You were given x=u\cos\theta-v\sin\theta, y=u\sin\theta+v\cos\theta
Go ahead and replace x and y in your equation by those, do the algebra and then pick θ so that the "uv" term has 0 coefficient.

 

[saltydog]

Tony, what happen with all this? You figured the angle via:

Cot[2\alpha]=\frac{A-C}{B}

so you get:

\alpha=\frac{\pi}{4}

Great. Make the substitution:

x=\overline{x}Cos[\alpha]-\overline{y}Sin[\alpha]

y=\overline{x}Sin[\alpha]+\overline{y}Cos[\alpha]

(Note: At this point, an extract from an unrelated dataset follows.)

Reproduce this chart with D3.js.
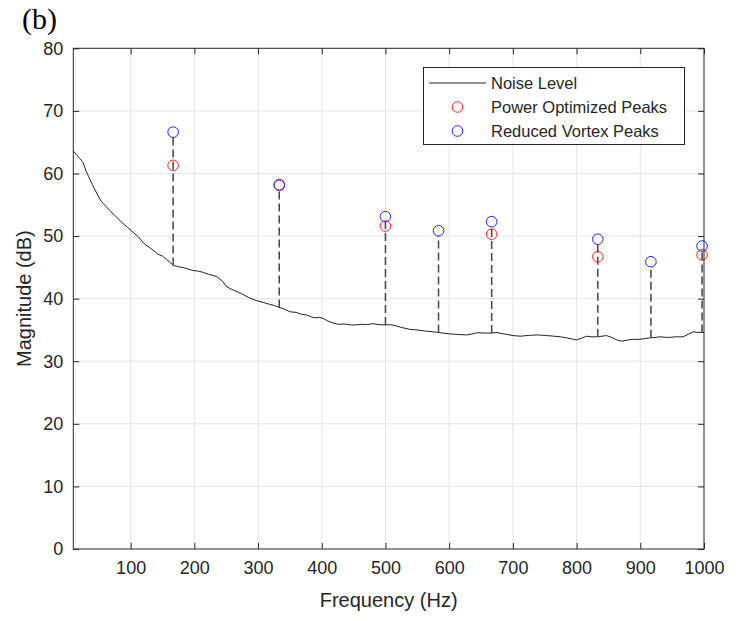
<!DOCTYPE html>
<html>
<head>
<meta charset="utf-8">
<script src="https://cdn.jsdelivr.net/npm/d3@7"></script>
<style>
  html, body { margin: 0; padding: 0; background: #fff; }
  svg { display: block; }
</style>
</head>
<body>
<svg id="chart" width="748" height="621"></svg>
<script>
// Measured noise floor (Hz, dB)
const noiseFreq = [10,15,20,25,30,35,40,45,50,55,60,67,75,85,95,105,112,122,132,143,150,156,162,167,175,185,198,206,214,222,230,237,245,250,256,265,274,285,297,308,318,326,333,342,350,360,368,376,383,389,396,402,410,418,426,435,445,454,462,470,480,490,500,508,515,525,538,550,564,575,582,590,598,610,627,636,643,655,666,675,683,690,700,712,727,740,753,765,775,784,793,800,808,816,824,832,840,847,855,863,871,880,889,898,906,915,923,931,945,955,967,975,983,990,1000];
const noiseDb = [63.6,63.0,62.4,61.8,60.4,59.3,58.2,57.2,56.2,55.4,54.9,54.1,53.3,52.3,51.4,50.5,49.9,48.7,48.0,47.1,46.8,46.3,45.8,45.3,45.1,44.9,44.5,44.4,44.2,43.9,43.7,43.4,42.7,42.0,41.6,41.2,40.8,40.2,39.7,39.4,39.1,38.9,38.6,38.3,37.9,37.8,37.5,37.4,37.1,36.95,37.0,36.85,36.4,36.1,35.9,35.95,35.8,35.8,35.9,35.85,36.0,35.85,35.8,35.85,35.7,35.4,35.1,35.0,34.8,34.7,34.6,34.5,34.4,34.3,34.2,34.35,34.55,34.5,34.5,34.6,34.4,34.3,34.1,34.0,34.15,34.2,34.1,34.0,33.9,33.75,33.55,33.4,33.7,34.0,33.9,33.9,34.0,34.1,33.8,33.4,33.2,33.4,33.5,33.5,33.6,33.75,33.8,33.9,33.8,33.9,33.9,34.3,34.7,34.6,34.6];

// Tonal peaks (harmonics of the blade-pass frequency)
const peakFreq    = [166.7, 333.3, 500, 583.3, 666.7, 833.3, 916.7, 997];
const powerPeaks  = [61.3, 58.1, 51.6, null, 50.3, 46.7, null, 47.0];
const vortexPeaks = [66.6, 58.2, 53.1, 50.85, 52.3, 49.5, 45.9, 48.4];
const stemBase    = [45.3, 38.6, 35.8, 34.6, 34.5, 33.9, 33.75, 34.6];

const xTicks = [100,200,300,400,500,600,700,800,900,1000];
const yTicks = [0,10,20,30,40,50,60,70,80];

const seriesNames = ["Noise Level", "Power Optimized Peaks", "Reduced Vortex Peaks"];

const svg = d3.select("#chart");
const plotL = 73.3, plotR = 704, plotT = 48.3, plotB = 549;
const axisColor = "#262626";
const font = "'Liberation Sans', Arial, Helvetica, sans-serif";

const x = d3.scaleLinear().domain([10, 1000]).range([plotL, plotR]);
const y = d3.scaleLinear().domain([0, 80]).range([plotB, plotT]);

// grid
const grid = svg.append("g");
grid.selectAll("line.gx").data(xTicks.filter(t => t < 1000)).join("line")
  .attr("x1", d => x(d)).attr("x2", d => x(d)).attr("y1", plotT).attr("y2", plotB)
  .attr("stroke", "#e3e3e3").attr("stroke-width", 1);
grid.selectAll("line.gy").data(yTicks.filter(t => t > 0 && t < 80)).join("line")
  .attr("x1", plotL).attr("x2", plotR).attr("y1", d => y(d)).attr("y2", d => y(d))
  .attr("stroke", "#e3e3e3").attr("stroke-width", 1);

// noise curve
const line = d3.line().x(d => x(d[0])).y(d => y(d[1]));
svg.append("path")
  .datum(noiseFreq.map((f, i) => [f, noiseDb[i]]))
  .attr("d", line).attr("fill", "none")
  .attr("stroke", "#222").attr("stroke-width", 1);

// dashed stems from noise floor to highest peak
svg.append("g").selectAll("line").data(peakFreq).join("line")
  .attr("x1", d => x(d)).attr("x2", d => x(d))
  .attr("y1", (d, i) => y(stemBase[i]))
  .attr("y2", (d, i) => y(Math.max(vortexPeaks[i], powerPeaks[i] ?? -Infinity)) + 5)
  .attr("stroke", "#444").attr("stroke-width", 1.5)
  .attr("stroke-dasharray", "8,4");

// peak markers
const markR = 5.3;
svg.append("g").selectAll("circle")
  .data(peakFreq.map((f, i) => [f, powerPeaks[i]]).filter(d => d[1] != null))
  .join("circle")
  .attr("cx", d => x(d[0])).attr("cy", d => y(d[1])).attr("r", markR)
  .attr("fill", "none").attr("stroke", "#ff2020").attr("stroke-width", 1);
svg.append("g").selectAll("circle")
  .data(peakFreq.map((f, i) => [f, vortexPeaks[i]]))
  .join("circle")
  .attr("cx", d => x(d[0])).attr("cy", d => y(d[1])).attr("r", markR)
  .attr("fill", "none").attr("stroke", "#2020ff").attr("stroke-width", 1);

// axes box with inward ticks on all sides
const tickLen = 6;
const axes = svg.append("g").attr("font-family", font);
axes.append("rect").attr("x", plotL).attr("y", plotT)
  .attr("width", plotR - plotL).attr("height", plotB - plotT)
  .attr("fill", "none").attr("stroke", axisColor).attr("stroke-width", 1);

const gx = axes.append("g").attr("transform", `translate(0,${plotB})`)
  .call(d3.axisBottom(x).tickValues(xTicks).tickFormat(d3.format("d")).tickSize(-tickLen).tickPadding(12));
const gxt = axes.append("g").attr("transform", `translate(0,${plotT})`)
  .call(d3.axisTop(x).tickValues(xTicks).tickSize(-tickLen).tickFormat(""));
const gy = axes.append("g").attr("transform", `translate(${plotL},0)`)
  .call(d3.axisLeft(y).tickValues(yTicks).tickFormat(d3.format("d")).tickSize(-tickLen).tickPadding(10));
const gyr = axes.append("g").attr("transform", `translate(${plotR},0)`)
  .call(d3.axisRight(y).tickValues(yTicks).tickSize(-tickLen).tickFormat(""));

[gx, gxt, gy, gyr].forEach(g => {
  g.select(".domain").remove();
  g.selectAll("line").attr("stroke", axisColor);
  g.selectAll("text").attr("fill", axisColor).attr("font-size", 18).attr("font-family", font);
});

// axis titles
axes.append("text").attr("x", (plotL + plotR) / 2).attr("y", 607)
  .attr("text-anchor", "middle").attr("font-size", 20).attr("fill", axisColor)
  .text("Frequency (Hz)");
axes.append("text")
  .attr("transform", `translate(31,${(plotT + plotB) / 2}) rotate(-90)`)
  .attr("text-anchor", "middle").attr("font-size", 20).attr("fill", axisColor)
  .text("Magnitude (dB)");

// panel label
svg.append("text").attr("x", 22).attr("y", 29)
  .attr("font-family", "'Liberation Serif', 'Times New Roman', serif")
  .attr("font-size", 30).attr("fill", "#000").text("(b)");

// legend
const lg = svg.append("g").attr("font-family", font);
lg.append("rect").attr("x", 423.5).attr("y", 67.5).attr("width", 261).attr("height", 77)
  .attr("fill", "#fff").attr("stroke", axisColor).attr("stroke-width", 1);
const rowY = [83, 107, 131];
lg.append("line").attr("x1", 429).attr("x2", 486).attr("y1", rowY[0]).attr("y2", rowY[0])
  .attr("stroke", "#222").attr("stroke-width", 1);
lg.append("circle").attr("cx", 457.5).attr("cy", rowY[1]).attr("r", markR)
  .attr("fill", "none").attr("stroke", "#ff2020");
lg.append("circle").attr("cx", 457.5).attr("cy", rowY[2]).attr("r", markR)
  .attr("fill", "none").attr("stroke", "#2020ff");
lg.selectAll("text.lab").data(seriesNames).join("text")
  .attr("x", 491).attr("y", (d, i) => rowY[i]).attr("dy", "0.35em")
  .attr("font-size", 16.5).attr("fill", axisColor).text(d => d);
</script>
</body>
</html>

Substitute those expressions into the equation right. For example the 8x^2 would be:

8\left[\frac{\overline{x}}{\sqrt{2}}-\frac{\overline{y}}{\sqrt{2}}\right]^2

You can do the rest. Simplify to:

40\overline{x}^2-24\overline{y}^2+12\sqrt{2}\overline{x}+9=0

The \overline{x}-\overline{y} axes are just 45 degrees tilted from the x-y axes. The equation is a hyperbola.

Right?

Edit: Corrected angle formula: it's Cot(2a)

 

[TonyC]

Thank you very much. This distance learning is extremely difficult. I am a visual person and your help is truly appreciated.